I made the change a little over a year ago. It's definitely more work, but very rewarding getting to watch your corals grow. Plus the variety of colorful things you can put in your reef.

Things I've had to change/add are reactors, two part dosing, carbon dosing, lights, and a lot more testing to monitor/dial in parameters. I'm sure I'm missing other things that I've done or am doing VS when it was on a FOWLR.
 
Ok cool. Yea I've been doing fowlr off and on for 2 years. I've never done a reef. I just got back into it and I wish I would of went with a bigger tank like I wanted to lol
 
I wanted to know how much harder it is to go from fowlr to a reef tank. I have never done a reef tank and was thinking of doing one.

Assuming you don't mean a full on SPS reef, not much more difficult. The main thing is monitoring your water and actively keeping alk and calcium up and N and P down. You could do a practice run by testing alkalinity, calcium, nitrate, phosphate weekly and keeping them to reef parameters for a month or so.

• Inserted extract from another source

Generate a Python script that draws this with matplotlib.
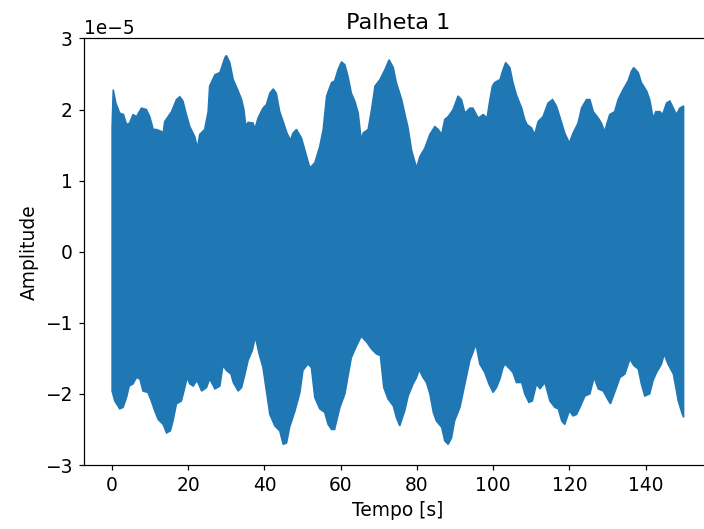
import numpy as np
import matplotlib
matplotlib.use("Agg")
import matplotlib.pyplot as plt

t_upper = [0, 0.3, 1.0, 2.0, 3.0, 3.8, 4.6, 5.5, 6.4, 7.7,
           9.0, 9.9, 10.8, 11.6, 13.0, 13.1, 13.8, 14.7, 15.6, 16.9,
           17.8, 18.6, 19.5, 20.4, 21.7, 22.4, 23.0, 24.3, 25.2, 25.6,
           27.0, 28.3, 29.6, 30.0, 30.9, 31.8, 33.1, 34.0, 34.6, 35.1,
           35.7, 37.0, 37.5, 38.3, 39.6, 40.5, 41.4, 42.3, 43.1, 44.0,
           44.9, 45.9, 46.8, 47.5, 48.4, 49.7, 50.6, 51.9, 53.2, 54.5,
           55.4, 56.3, 57.6, 58.4, 59.3, 60.2, 61.1, 61.9, 62.8, 63.7,
           64.6, 65.4, 65.9, 67.2, 68.1, 69.0, 70.3, 71.6, 72.7, 73.8,
           74.6, 76.0, 76.8, 77.7, 78.6, 79.9, 80.8, 82.1, 83.4, 84.7,
           85.6, 86.5, 87.3, 88.2, 89.5, 90.8, 91.7, 92.6, 93.9, 94.7,
           96.1, 97.4, 98.4, 99.1, 99.8, 100.4, 101.8, 102.6, 103.3, 104.4,
           105.2, 106.1, 107.5, 108.3, 108.9, 110.1, 110.9, 111.8, 113.1, 114.4,
           115.6, 116.6, 117.5, 118.8, 120.0, 121.0, 122.3, 123.2, 124.5, 125.4,
           126.3, 127.6, 128.4, 129.3, 129.8, 130.6, 131.9, 132.8, 134.1, 135.4,
           136.3, 136.9, 138.1, 138.9, 140.3, 141.1, 142.0, 142.7, 143.8, 144.5,
           145.5, 146.4, 147.3, 148.1, 149.0, 150.0]
amp_upper = [1.76, 2.28, 2.09, 1.95, 1.93, 1.79, 1.81, 1.93, 1.90, 2.02,
             2.00, 1.90, 1.72, 1.72, 1.69, 1.55, 1.83, 1.90, 1.97, 2.14,
             2.18, 2.12, 1.93, 1.76, 1.62, 1.46, 1.65, 1.72, 1.97, 2.33,
             2.49, 2.52, 2.73, 2.76, 2.66, 2.42, 2.26, 2.14, 2.00, 1.77,
             1.82, 1.81, 1.73, 1.88, 2.02, 2.07, 2.23, 2.29, 2.23, 1.97,
             1.83, 1.67, 1.57, 1.67, 1.72, 1.60, 1.43, 1.18, 1.25, 1.48,
             1.72, 2.19, 2.38, 2.40, 2.56, 2.67, 2.63, 2.47, 2.23, 2.12,
             1.95, 1.57, 1.67, 1.72, 2.00, 2.33, 2.42, 2.56, 2.70, 2.59,
             2.38, 2.14, 1.95, 1.74, 1.43, 1.18, 1.34, 1.46, 1.65, 1.76,
             1.72, 1.65, 1.86, 1.90, 2.00, 2.19, 2.14, 1.95, 2.02, 2.02,
             1.88, 1.93, 1.88, 2.12, 2.33, 2.38, 2.42, 2.56, 2.66, 2.59,
             2.38, 2.21, 2.02, 1.86, 1.79, 1.74, 1.65, 1.83, 1.90, 2.09,
             2.14, 2.05, 1.90, 1.67, 1.53, 1.67, 1.81, 2.02, 2.14, 2.14,
             1.97, 1.88, 1.81, 1.69, 1.79, 1.93, 1.97, 2.14, 2.28, 2.40,
             2.54, 2.59, 2.52, 2.38, 2.26, 2.14, 1.88, 1.97, 1.97, 1.93,
             2.09, 2.12, 2.02, 1.93, 2.02, 2.05]

t_lower = [0, 0.7, 2.0, 2.9, 3.8, 4.5, 5.5, 6.4, 7.3, 8.1,
           9.4, 10.3, 11.2, 12.1, 13.4, 14.3, 15.3, 16.0, 16.9, 18.2,
           19.1, 19.7, 20.4, 21.3, 22.3, 23.5, 24.8, 25.6, 27.0, 28.3,
           29.1, 30.0, 31.2, 31.8, 33.1, 34.0, 34.8, 35.7, 36.8, 37.6,
           38.6, 39.6, 40.5, 41.4, 42.7, 44.0, 44.9, 45.8, 46.6, 48.0,
           49.3, 50.1, 51.4, 52.3, 53.2, 54.5, 55.8, 56.7, 57.6, 58.4,
           59.8, 61.1, 62.2, 62.8, 64.2, 65.4, 66.8, 68.1, 69.4, 70.4,
           71.3, 72.4, 73.8, 74.6, 75.5, 76.8, 77.7, 79.0, 79.9, 80.6,
           81.6, 82.5, 83.4, 84.3, 85.1, 86.5, 87.3, 88.2, 89.1, 89.9,
           91.3, 92.6, 93.9, 94.7, 95.5, 96.5, 97.8, 98.9, 100.0, 100.9,
           101.8, 102.6, 103.1, 104.4, 105.2, 106.1, 107.5, 108.3, 109.4, 110.3,
           111.4, 112.3, 113.6, 114.9, 116.2, 117.1, 118.0, 118.8, 120.0, 121.0,
           121.9, 122.8, 124.1, 125.4, 126.5, 127.6, 128.9, 129.8, 130.8, 131.9,
           133.3, 134.6, 135.9, 136.9, 138.1, 138.9, 139.8, 141.1, 142.0, 142.9,
           144.2, 144.9, 145.9, 147.3, 148.6, 149.5, 150.0]
amp_lower = [-1.96, -2.10, -2.21, -2.19, -2.05, -1.89, -1.86, -1.77, -1.79, -1.96,
             -1.98, -2.10, -2.24, -2.36, -2.43, -2.55, -2.52, -2.38, -2.14, -2.10,
             -1.91, -1.77, -1.86, -1.89, -1.81, -1.96, -1.91, -1.79, -1.93, -1.89,
             -1.60, -1.67, -1.72, -1.84, -1.96, -1.91, -1.74, -1.53, -1.39, -1.20,
             -1.44, -1.63, -1.96, -2.29, -2.45, -2.52, -2.71, -2.69, -2.47, -2.24,
             -1.98, -1.67, -1.58, -1.63, -2.05, -2.21, -2.26, -2.43, -2.50, -2.50,
             -2.19, -2.00, -1.67, -1.49, -1.32, -1.19, -1.27, -1.37, -1.44, -1.46,
             -1.91, -2.07, -2.17, -2.33, -2.45, -2.24, -2.03, -1.86, -1.77, -1.66,
             -1.77, -1.84, -2.00, -2.26, -2.38, -2.47, -2.66, -2.71, -2.62, -2.38,
             -2.19, -1.86, -1.53, -1.42, -1.30, -1.58, -1.70, -1.86, -1.98, -1.91,
             -1.79, -1.63, -1.58, -1.65, -1.70, -1.84, -1.84, -2.00, -2.12, -2.10,
             -1.86, -1.93, -1.84, -2.10, -2.19, -2.21, -2.38, -2.43, -2.24, -2.31,
             -2.29, -2.19, -2.03, -2.00, -1.77, -1.93, -1.96, -2.05, -2.14, -1.98,
             -1.77, -1.72, -1.51, -1.60, -1.65, -1.86, -2.03, -2.00, -1.81, -1.70,
             -1.58, -1.44, -1.58, -1.72, -2.10, -2.26, -2.33]

scale = 1e-5

plt.rcParams.update({"font.size": 12.2})

fig = plt.figure(figsize=(6.4, 4.81), dpi=110)
# axes run slightly past the right edge, like the cropped original
ax = fig.add_axes([83.5 / 704, 64 / 529, 628.7 / 704, 426.5 / 529])

xs = np.concatenate([t_upper, t_lower[::-1]])
ys = np.concatenate([amp_upper, amp_lower[::-1]]) * scale
ax.fill(xs, ys, color="C0", lw=1.0)

ax.set_ylim(-3 * scale, 3 * scale)
ax.set_title("Palheta 1")
ax.set_xlabel("Tempo [s]")
ax.set_ylabel("Amplitude")

fig.savefig("out.png", dpi=110)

Equipment can cost ..well how much money do you have? *g* I have a very small tank, no automation and easier LPS/softies so I didn't have to buy anything. You'll almost certainly want new lights. Actually I want new lights too..

hth
ivy
 
Depending on how heavily stocked your tank is you may want to look into getting a skimmer, if you don't already have one. Powerheads are also a must unless you are running a very high output return pump with multiple returns. Even low flow corals need good circulation. IMO its more than worth the little extra work.
 
You need: reef-capable light; decent skimmer if you want stony; nitrates way, way down to 2 or thereabouts---do this with water changes and maybe vinegar dosing if an older fish-only; and if you're going stony coral, you need to track not only alkalinity, but also calcium and magnesium. Proper levels are easy to maintain if you put calcium powder (kalk) in your topoff water. I don't have a controller, and have no trouble maintaining a reef with a fair fish load while out of town for a month.
You need to have no fish that eat corals, or you need some real fast-growing softies that can keep up with them. It's a general rule that if it grows that fast its inedible by most things.

Softies are not as fussy about light or skimming, but they can take a tank very rapidly: two purple mushrooms on a big rock can cover it entirely in months, and in real reef conditions things like green star polyp can crawl right up your tank glass.

The keys to a reef are proper lighting and water quality. The good news is that your fish will be extremely happy with that water.

Honestly, I find a fish-only incredibly hard compared to a reef. My corals tell me at a glance whether the water quality is 'on' or not, and if they're extended and happy, I know the water's ok. Fish just look at you and deny anything's wrong until they're desperate.
 
I went from a fowlr to softie/lps tank. without sps I don't need to dose anything, so it's really not much difference. two years with the coral and so far everything is doing fine. as long as you have enough light and reef safe fish, give it a go.